| DATA SEGMENT |
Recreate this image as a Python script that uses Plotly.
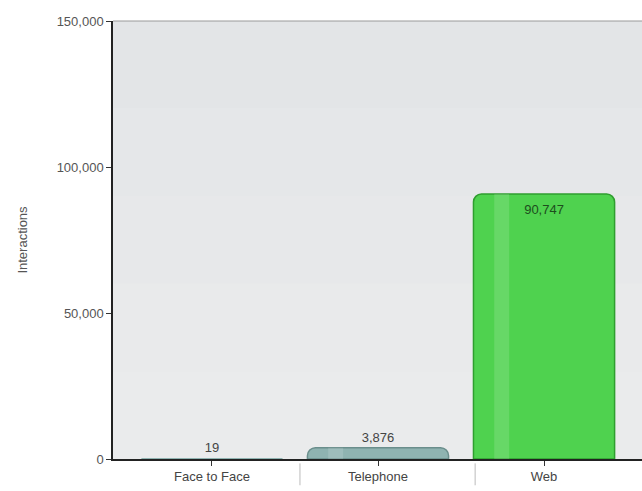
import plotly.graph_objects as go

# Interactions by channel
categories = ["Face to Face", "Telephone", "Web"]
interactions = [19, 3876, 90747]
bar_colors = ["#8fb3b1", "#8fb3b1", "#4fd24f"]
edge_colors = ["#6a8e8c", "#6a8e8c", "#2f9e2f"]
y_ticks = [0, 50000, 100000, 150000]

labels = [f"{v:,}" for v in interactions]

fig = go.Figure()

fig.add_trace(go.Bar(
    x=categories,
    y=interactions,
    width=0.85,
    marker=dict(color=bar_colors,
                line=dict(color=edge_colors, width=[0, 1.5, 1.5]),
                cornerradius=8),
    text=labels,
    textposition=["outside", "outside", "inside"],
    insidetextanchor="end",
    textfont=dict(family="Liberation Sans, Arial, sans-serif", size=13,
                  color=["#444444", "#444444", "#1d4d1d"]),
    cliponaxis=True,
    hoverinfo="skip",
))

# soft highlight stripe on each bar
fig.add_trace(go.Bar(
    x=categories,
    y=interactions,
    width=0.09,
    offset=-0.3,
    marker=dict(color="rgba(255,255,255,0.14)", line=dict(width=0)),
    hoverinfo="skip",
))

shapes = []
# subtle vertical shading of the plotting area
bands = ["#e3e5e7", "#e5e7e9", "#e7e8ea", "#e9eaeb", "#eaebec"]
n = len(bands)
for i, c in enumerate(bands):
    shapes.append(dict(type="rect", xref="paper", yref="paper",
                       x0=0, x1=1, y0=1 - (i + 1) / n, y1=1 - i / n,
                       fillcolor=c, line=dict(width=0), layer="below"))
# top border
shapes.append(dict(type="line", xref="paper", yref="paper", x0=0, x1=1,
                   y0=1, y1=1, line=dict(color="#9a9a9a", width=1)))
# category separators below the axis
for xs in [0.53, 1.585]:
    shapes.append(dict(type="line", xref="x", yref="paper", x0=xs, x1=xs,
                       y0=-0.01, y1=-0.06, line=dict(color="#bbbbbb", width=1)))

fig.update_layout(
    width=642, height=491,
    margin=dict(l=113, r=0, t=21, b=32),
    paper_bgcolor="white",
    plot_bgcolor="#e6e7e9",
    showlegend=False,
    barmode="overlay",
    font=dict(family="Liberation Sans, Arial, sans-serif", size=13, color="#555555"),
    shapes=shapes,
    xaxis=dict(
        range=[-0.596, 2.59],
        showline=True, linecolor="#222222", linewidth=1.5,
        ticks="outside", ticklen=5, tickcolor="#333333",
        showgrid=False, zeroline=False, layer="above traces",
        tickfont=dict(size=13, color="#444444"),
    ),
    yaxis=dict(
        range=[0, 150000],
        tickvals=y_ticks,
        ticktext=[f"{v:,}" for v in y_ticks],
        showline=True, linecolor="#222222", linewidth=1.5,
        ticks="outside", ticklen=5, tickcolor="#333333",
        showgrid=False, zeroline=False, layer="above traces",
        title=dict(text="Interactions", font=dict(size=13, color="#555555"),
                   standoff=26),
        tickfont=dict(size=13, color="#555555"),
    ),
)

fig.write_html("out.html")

| EXERCISE DESCRIPTION |
Would you reproduce the lines above, from the very first through the line containing "y_ticks = [0, 50000, 100000, 150000]", exactly and without the pictures?

| TASK SOLUTION |
Recreate this image as a Python script that uses Plotly.
import plotly.graph_objects as go

# Interactions by channel
categories = ["Face to Face", "Telephone", "Web"]
interactions = [19, 3876, 90747]
bar_colors = ["#8fb3b1", "#8fb3b1", "#4fd24f"]
edge_colors = ["#6a8e8c", "#6a8e8c", "#2f9e2f"]
y_ticks = [0, 50000, 100000, 150000]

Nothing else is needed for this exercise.